By changing your camera angle and subject’s position, a simple window becomes a versatile light source. Here are six ways to use the window light.

Side On. When side-on to your model, the window light creates an attractive mix of soft highlights and shadows, adding depth to the face and body. Look for ways to add shape to the portrait by using the subject’s arms in the frame.


Frontal light. Position the subject straight on to the window and shoot from in front of the light, taking care not to block it too much. The direct frontal light is very flattering, as it fills in all the shadows under the eyes and softens wrinkles.

Reflections. Ask the subject to lean in close to the window glass and, at the right angle, you’ll get a reflected view of their face in the glass. For a stronger reflection, look for an angle where the background beyond the window is in shadow.


High Key. Position the subject in front of the window then shoot facing it. By exposing for the subject, the lighter background will be completely blown out. As the face is in shadow you may need to increase the ISO to 1600 or more for an accurate exposure.

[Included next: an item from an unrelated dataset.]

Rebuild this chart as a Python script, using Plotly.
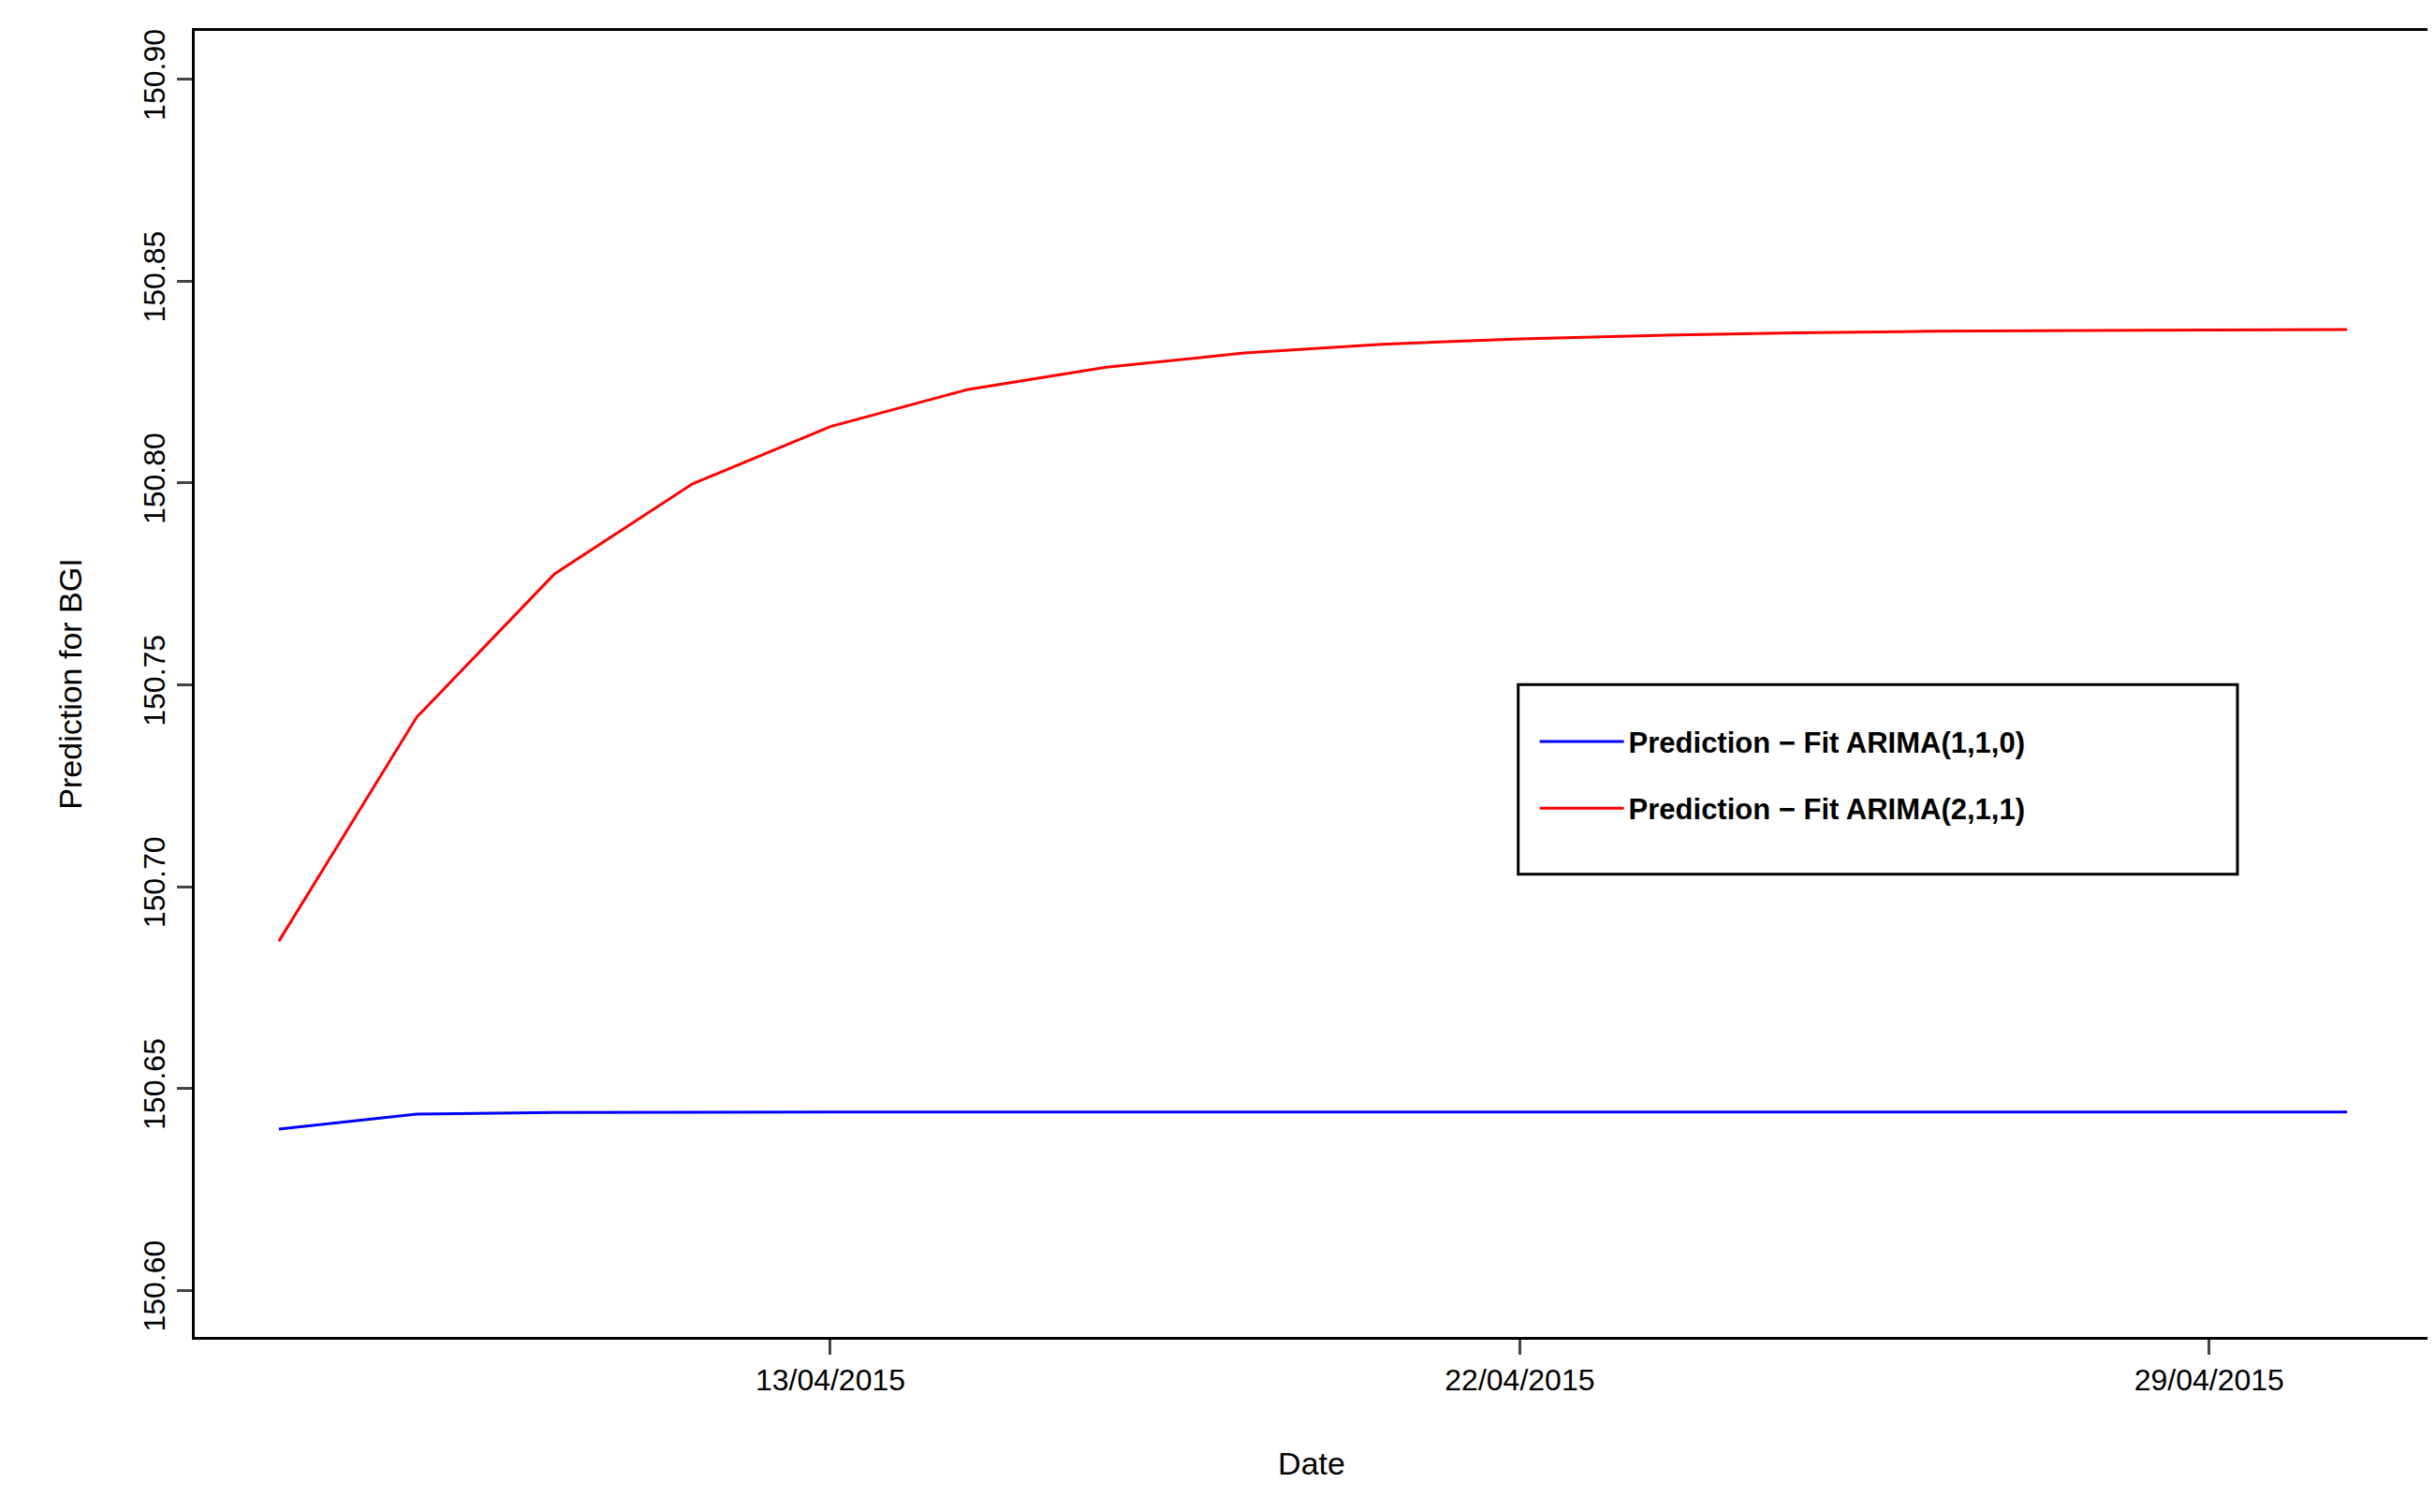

Silhouette. From the same position as the high-key portrait, turn the subject into a silhouette by exposing for the outside light. As this throws the subject into darkness, their outline becomes more important, so try turning them side-on for a profile shot.


Colored Backgrounds. Look for windows with colored walls to the side and shoot the subject in front for impactful backdrops. The closer the wall to the window the brighter it’ll be, so corner windows work best. Alternatively, place colored paper behind the subject.